To understand the technical cause of this outage, we take a look at how CrowdStrike’s Falcon interacts with the Windows operating system. Falcon, like many advanced security products, operates at a low level within Windows, affecting core files. It uses “Channel Files” to control various aspects of its behavioral protection mechanisms. These files reside in a specific directory (C:\Windows\System32\drivers\CrowdStrike) and have names starting with “C-” followed by a unique identifier.
The problematic update affected Channel File 291, which controls how Falcon evaluates named pipe execution on Windows systems. Named pipes are a method used for communication between processes or between different computers on a network.
The update was designed to target newly observed, malicious named pipes being used by common Command and Control (C2) frameworks in cyberattacks. However, a logic error in the update caused the operating system to crash instead of protecting against these threats.

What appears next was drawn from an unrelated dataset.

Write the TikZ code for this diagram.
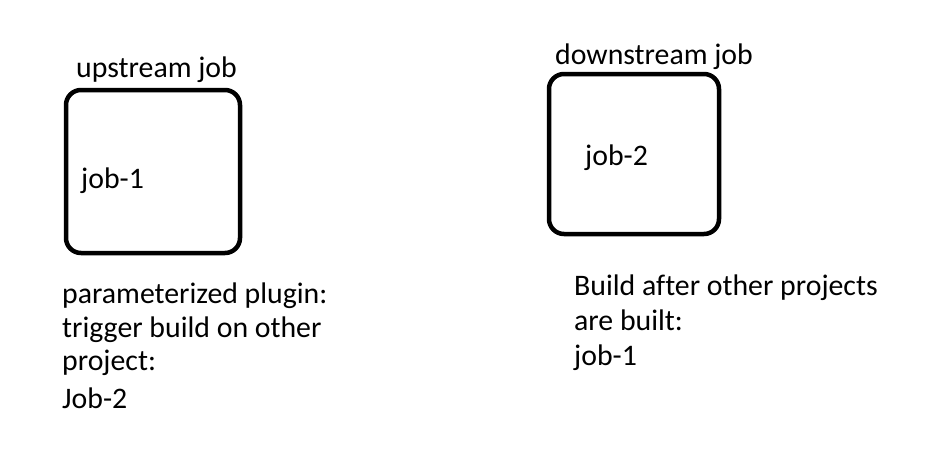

CrowdStrike’s response was swift. By 8:27 AM EAT, less than 90 minutes after the issue began, the company had identified the problem and deployed a fix. However, many affected systems required manual intervention to recover, involving booting into “Safe Mode” or the Windows Recovery Environment and deleting the faulty Channel File before restarting.
CrowdStrike CEO George Kurtz publicly addressed the incident, emphasizing that it resulted from an internal software bug, not a cybersecurity breach. The company pledged to conduct a thorough root cause analysis and strengthen its development and testing processes.
This event highlights several critical issues in modern computing:
- Integration risks: Deep integration of security software with operating systems can provide better protection but increases the potential for system-wide failures.
- Testing imperatives: Even minor updates to critical systems require rigorous testing across various configurations.
- Digital infrastructure vulnerability: Our reliance on interconnected systems amplifies the impact of cascading failures.
- Redundancy necessity: Organizations need robust contingency plans and alternative systems to maintain operations during outages.
For businesses and organizations in Kenya and globally, this incident underscores the importance of:
- Diverse security strategies: Avoiding over-reliance on a single security solution.
- Robust backup systems: Maintaining offline or segregated backups of critical data and systems.
- Incident response planning: Developing and regularly testing plans for various types of IT disruptions.
- Continuous education: Staying informed about potential risks and best practices in cybersecurity.
As Kenya continues to position itself as a tech hub in East Africa, lessons from events like this can inform the development of more resilient digital infrastructure and practices. It serves as a reminder that in the pursuit of digital innovation, the fundamentals of cybersecurity and system stability must remain a priority.
Looking forward, this incident will likely influence how critical software updates are developed, tested, and deployed across the industry. We may see increased use of gradual rollout strategies and more robust failsafe mechanisms in operating systems.
The CrowdStrike outage serves as a powerful reminder of the complexities of modern IT infrastructure. It showcases the delicate balance between security and stability, and the critical need for robust, resilient systems in our increasingly digital world.